2004年11月号(第50巻11号)

〇月日の流れを止める関所の番人はいないという意味で「月日に関守なし」という諺がある。11月も半ばを過ぎると,「忘年会」,「クリスマス」,「年賀状」などの言葉をしばしば耳にし,楽しくもあるが厳しくもあり,年末に向けて駆り立てられるような気持ちが湧き上がってくる。痩せたカレンダーや手帳の残りを眺めては,さらに追い討ちをかけるであろう時の流れに今年分の宿題を浮かべてみては,少々焦りを感じるこの頃である。

〇私が何度も沖縄を旅する密かな楽しみのひとつに「海ぶどう」がある。「海ぶどう」は沖縄本島,宮古島などの限られた海域に生息する海藻の一種で,茎から分かれた小枝には美しい深緑色をした半透明の球状の葉が集まって付いている。正式名は「クビレヅタ」だそうだが,プチプチとはじける食感と海藻特有の磯の匂いが楽しく,球状の葉はきらきらと輝いて「グリーンキャビア」という別名然り,何か特別な食べ物を食べているという優越感に浸ることができる。

海藻の種類は約8000種,日本近海には約2000種が生息している。日本人は古代より好んで海藻を食している民族で,古代の法典である「養老律令」や「延喜式」ではすでに税金代わりに納められた食材として海藻が多くあげられている。なかでも最も価値の高いものとしては,塊のまま乾燥させた「のり」があげられているそうである。

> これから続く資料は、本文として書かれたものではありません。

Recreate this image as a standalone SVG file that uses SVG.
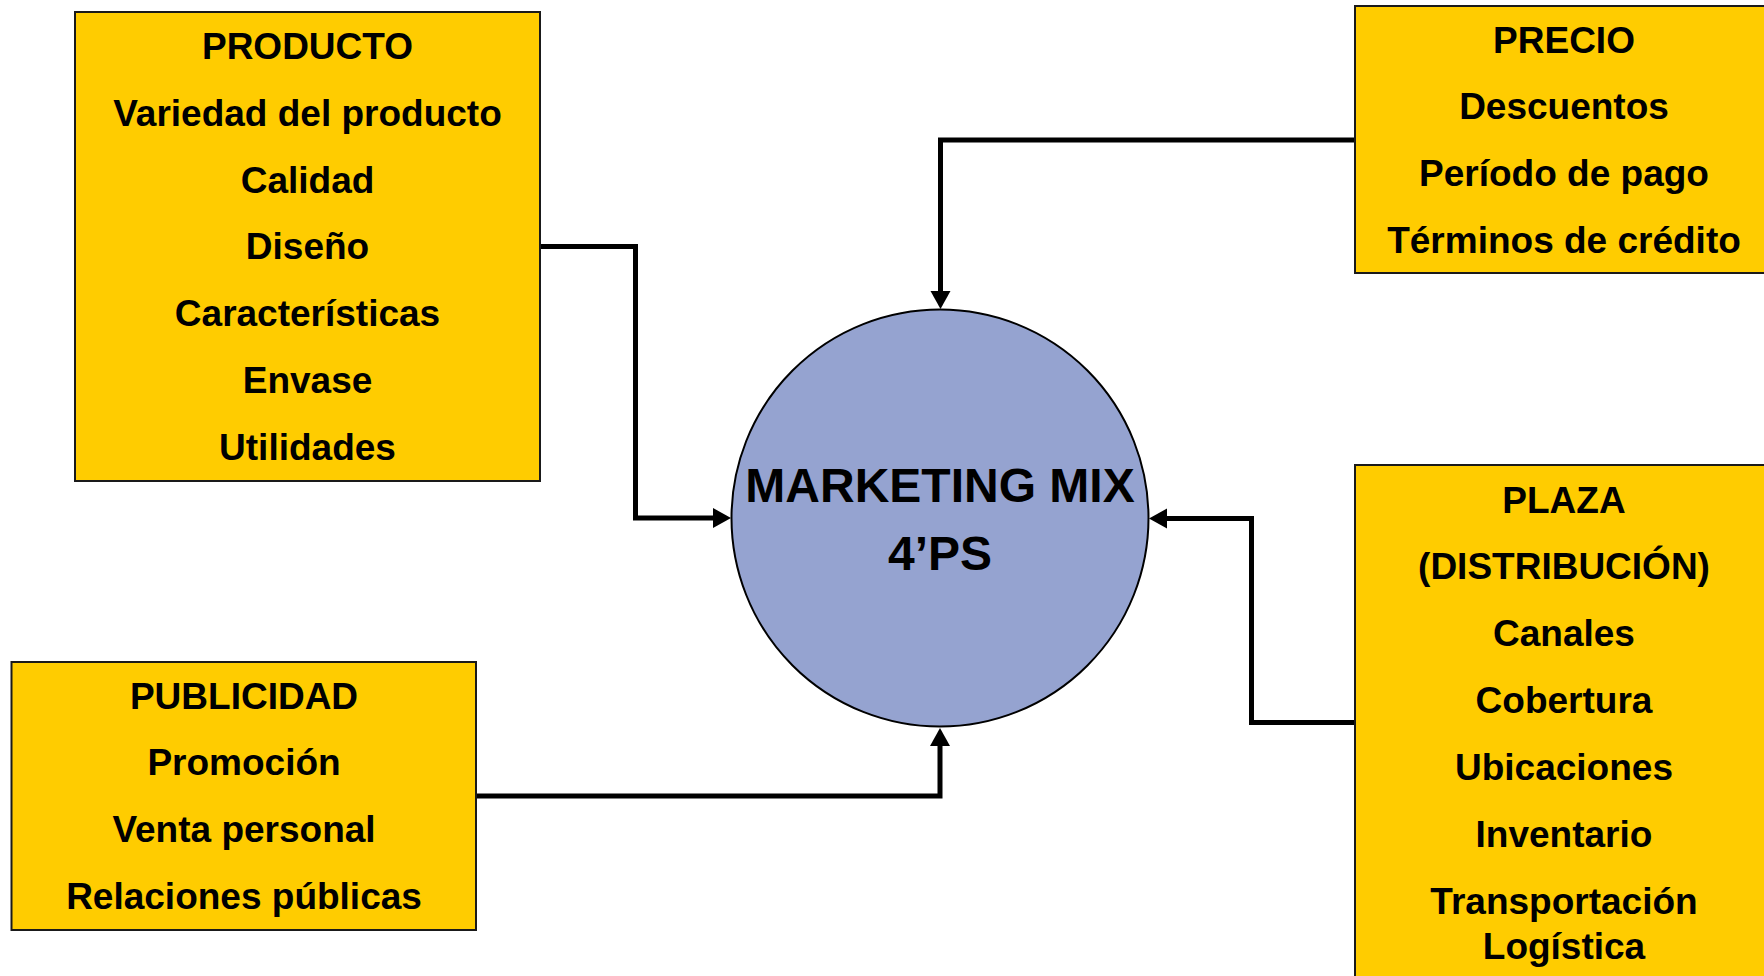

江戸時代,のちにいう佃島に集められた漁師たちが竹や木を立てて生け簀としていたところ,これにのりが付着して繁茂していることを発見した。これをきっかけにのりの養殖が行われるようになり,さらに再生紙の産地であった浅草で,生のりを細かく刻み,水と混ぜ,この紙抄きの技術を使って「干しのり」が作られるようになったという。「のり」の呼び名はぬるぬるするという意味の「ぬら」が訛ったものだそうだ。沖縄名産の海藻には「アーサのり」という岩海苔もあり,これが入った味噌汁がたいへん美味しかった。乾燥品を土産に買って試したところ,思いもよらぬ量にふやけ,忽ちぬらぬらとした海苔のおかゆになってしまった。

向寒のみぎり,ビタミンやミネラルを豊富に含む海藻類を美味しく食べて,多忙な日々を健康に過ごしたいものである。